Despite gains, our schools have much work to do as the No Child Left Behind law requires all students to be able to read and do math at grade level by 2014. That's a daunting target, one that becomes much steeper when schools lack resources.

With a new school year approaching, the board has been studying ways to minimize cuts to schools. We authorized the Education Department to spend its first semester budget so schools can welcome students July 30.

As labor negotiations and union challenges against Lingle's furloughs linger, the board has offered a solution to preserve the academic year and steer Hawai'i out of the recession.

In contrast to Lingle's actions, the board has urged our elected leaders to tap the Hawai'i hurricane-relief and rainy-day funds or implement a slight, temporary raise in the general excise tax similar to the one funding Honolulu's planned rail system.
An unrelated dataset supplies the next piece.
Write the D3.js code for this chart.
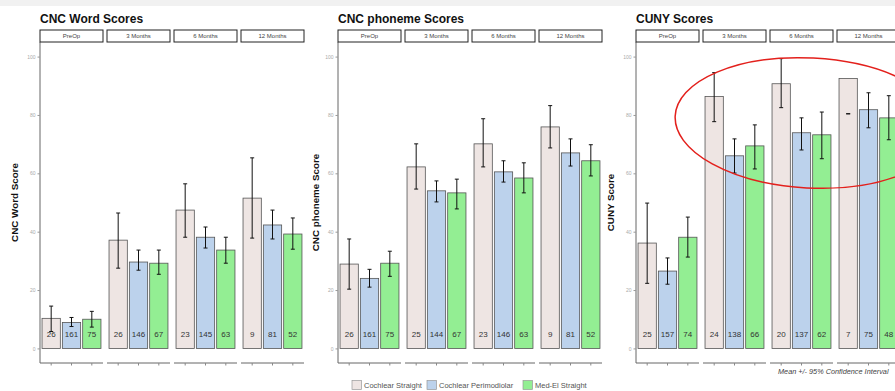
<!DOCTYPE html>
<html><head><meta charset="utf-8">
<script src="https://cdn.jsdelivr.net/npm/d3@7"></script>
<style>body{margin:0;background:#fff;overflow:hidden}svg{display:block}</style>
</head><body>
<script>
// ---------- data ----------
const months = ["PreOp", "3 Months", "6 Months", "12 Months"];
const groups = ["Cochlear Straight", "Cochlear Perimodiolar", "Med-El Straight"];
const yTicks = [0, 20, 40, 60, 80, 100];
const panelTitles = ["CNC Word Scores", "CNC phoneme Scores", "CUNY Scores"];
const yTitles = ["CNC Word Score", "CNC phoneme Score", "CUNY Score"];

// means per month: [CS, CP, ME]
const wordMean = [[10.3, 8.9, 10.0], [37.1, 29.6, 29.2], [47.4, 38.1, 33.7], [51.5, 42.3, 39.2]];
const wordLo   = [[5.8, 7.5, 7.3], [27.5, 26.8, 25.4], [38.1, 34.4, 29.2], [37.8, 37.5, 34.0]];
const wordHi   = [[14.5, 10.6, 12.7], [46.4, 33.7, 33.7], [56.4, 41.6, 38.1], [65.3, 47.4, 44.7]];
const wordN    = [[26, 161, 75], [26, 146, 67], [23, 145, 63], [9, 81, 52]];

const phonMean = [[28.9, 24.0, 29.2], [62.2, 54.0, 53.3], [70.1, 60.5, 58.4], [75.9, 67.0, 64.3]];
const phonLo   = [[20.3, 21.0, 24.7], [54.6, 50.2, 47.8], [62.2, 57.0, 53.3], [68.7, 62.5, 59.1]];
const phonHi   = [[37.5, 27.1, 33.3], [70.1, 57.4, 58.0], [78.7, 64.3, 63.6], [83.2, 71.8, 69.8]];
const phonN    = [[26, 161, 75], [25, 144, 67], [23, 146, 63], [9, 81, 52]];

const cunyMean = [[36.1, 26.5, 38.1], [86.3, 66.0, 69.4], [90.7, 73.9, 73.2], [92.5, 81.8, 79.0]];
const cunyLo   = [[22.3, 22.0, 31.3], [77.7, 60.1, 61.5], [82.5, 68.0, 65.0], [80.4, 75.6, 71.5]];
const cunyHi   = [[49.8, 31.0, 45.0], [94.5, 71.8, 76.6], [99.3, 79.0, 81.0], [80.4, 87.6, 86.6]];
const cunyN    = [[25, 157, 74], [24, 138, 66], [20, 137, 62], [7, 75, 48]];

const panelData = [
  {mean: wordMean, lo: wordLo, hi: wordHi, n: wordN},
  {mean: phonMean, lo: phonLo, hi: phonHi, n: phonN},
  {mean: cunyMean, lo: cunyLo, hi: cunyHi, n: cunyN}
];
const colors = ["#EEE5E3", "#BCD2EC", "#93EE93"];

// ---------- layout ----------
const W = 895, H = 391;
const svg = d3.select("body").append("svg").attr("width", W).attr("height", H)
  .style("font-family", "'Liberation Sans', Arial, sans-serif");

svg.append("rect").attr("x", 0).attr("y", 0).attr("width", W).attr("height", 6).attr("fill", "#f1f1f1");

const panelX = [40, 338, 636];
const facetW = 63, facetStep = 67;
const stripTop = 30, stripH = 12;
const y = d3.scaleLinear().domain([-5, 105]).range([363, 42]);
const yTitleX = [18, 319, 614];

panelData.forEach((pd, p) => {
  const x0 = panelX[p];
  const g = svg.append("g");
  // title
  g.append("text").attr("x", x0).attr("y", 23).attr("font-size", 12).attr("font-weight", "bold")
    .attr("fill", "#111").text(panelTitles[p]);
  // y title
  g.append("text").attr("transform", `translate(${yTitleX[p]},${y(50)}) rotate(-90)`)
    .attr("text-anchor", "middle").attr("font-size", 9.8).attr("font-weight", "bold").attr("fill", "#111")
    .text(yTitles[p]);
  // y axis
  const yAxis = d3.axisLeft(y).tickValues(yTicks).tickSize(2.5).tickPadding(2);
  const ya = g.append("g").attr("transform", `translate(${x0},0)`).call(yAxis);
  ya.select(".domain").attr("stroke", "#666").attr("d", `M0,${y(105)}V${y(-5)}`);
  ya.selectAll(".tick line").attr("stroke", "#999");
  ya.selectAll(".tick text").attr("font-size", 5).attr("fill", "#aaa");

  const facet = d3.scaleBand().domain(months).range([x0, x0 + 3 * facetStep + facetW]).paddingInner((facetStep - facetW) / facetStep).paddingOuter(0);
  const xb = d3.scaleBand().domain(groups).range([0, facet.bandwidth()]).paddingInner(0.1).paddingOuter(0.1);

  months.forEach((m, mi) => {
    const fx = facet(m);
    const fg = g.append("g").attr("transform", `translate(${fx},0)`);
    // strip
    fg.append("rect").attr("x", 0).attr("y", stripTop).attr("width", facet.bandwidth()).attr("height", stripH)
      .attr("fill", "#fff").attr("stroke", "#222").attr("stroke-width", 1);
    fg.append("text").attr("x", facet.bandwidth() / 2).attr("y", stripTop + stripH / 2 + 2)
      .attr("text-anchor", "middle").attr("font-size", 6).attr("fill", "#444").text(m);
    // bars
    groups.forEach((gname, gi) => {
      const v = pd.mean[mi][gi];
      fg.append("rect").attr("x", xb(gname)).attr("y", y(v)).attr("width", xb.bandwidth())
        .attr("height", y(0) - y(v)).attr("fill", colors[gi]).attr("stroke", "#555").attr("stroke-width", 0.8);
    });
    // error bars
    groups.forEach((gname, gi) => {
      const cx = xb(gname) + xb.bandwidth() / 2;
      const lo = pd.lo[mi][gi], hi = pd.hi[mi][gi];
      const eg = fg.append("g").attr("stroke", "#111").attr("stroke-width", 1);
      if (hi > lo) eg.append("line").attr("x1", cx).attr("x2", cx).attr("y1", y(lo)).attr("y2", y(hi));
      eg.append("line").attr("x1", cx - 2).attr("x2", cx + 2).attr("y1", y(hi)).attr("y2", y(hi));
      eg.append("line").attr("x1", cx - 2).attr("x2", cx + 2).attr("y1", y(lo)).attr("y2", y(lo));
    });
    // n labels
    groups.forEach((gname, gi) => {
      fg.append("text").attr("x", xb(gname) + xb.bandwidth() / 2).attr("y", y(4.8) + 3)
        .attr("text-anchor", "middle").attr("font-size", 8).attr("fill", "#333").text(pd.n[mi][gi]);
    });
    // x axis segment
    const xAxis = d3.axisBottom(xb).tickSize(2.5).tickFormat("");
    const xa = fg.append("g").attr("transform", `translate(0,${y(-5)})`).call(xAxis);
    xa.select(".domain").attr("stroke", "#666").attr("d", `M0,0H${facet.bandwidth()}`);
    xa.selectAll(".tick line").attr("stroke", "#888");
  });
});

// legend
const legX = [352, 427, 523];
const lg = svg.append("g");
groups.forEach((gname, gi) => {
  lg.append("rect").attr("x", legX[gi]).attr("y", 380.5).attr("width", 9.5).attr("height", 9)
    .attr("fill", colors[gi]).attr("stroke", "#999").attr("stroke-width", 0.7);
  lg.append("text").attr("x", legX[gi] + 12).attr("y", 388).attr("font-size", 7.5).attr("fill", "#555").text(gname);
});

// caption
svg.append("text").attr("x", 778).attr("y", 374).attr("font-size", 7.3).attr("font-style", "italic")
  .attr("fill", "#444").text("Mean +/- 95% Confidence Interval");

// red annotation ellipse
svg.append("ellipse").attr("cx", 810).attr("cy", 123).attr("rx", 135).attr("ry", 65)
  .attr("transform", "rotate(3,810,123)")
  .attr("fill", "none").attr("stroke", "#e3201c").attr("stroke-width", 1.5);
</script>
</body></html>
Leading economists back this approach, warning that furloughs alone would delay an economic recovery as thousands of state workers scale back on spending, hurting local businesses.

On June 12, the University of Hawai'i Economic Research Organization noted the Legislature may address the budget shortfall in other ways, including by temporarily raising the GET, caution-ing that furloughs would lead to private-sector job losses and could push state workers out of their homes or into bankruptcy.

The Center on Budget and Policy Priorities in a recent analysis found that well-structured tax hikes are better for a state's economy than deep spending cuts.

Hawai'i should adopt this proven roadmap to lessen the burden on families, preserve essential services and rebound from the recession quicker. If we ask our children to pay off our deficit with their education, we would be neglecting and jeopardizing our state's future workforce.

Now more than ever, our educators deserve our undivided support to ensure our graduates are ready to compete in this challenging economy and bring prosperity back to the Islands.

Garrett Toguchi is chairman of the state Board of Education. He wrote this commentary for The Advertiser.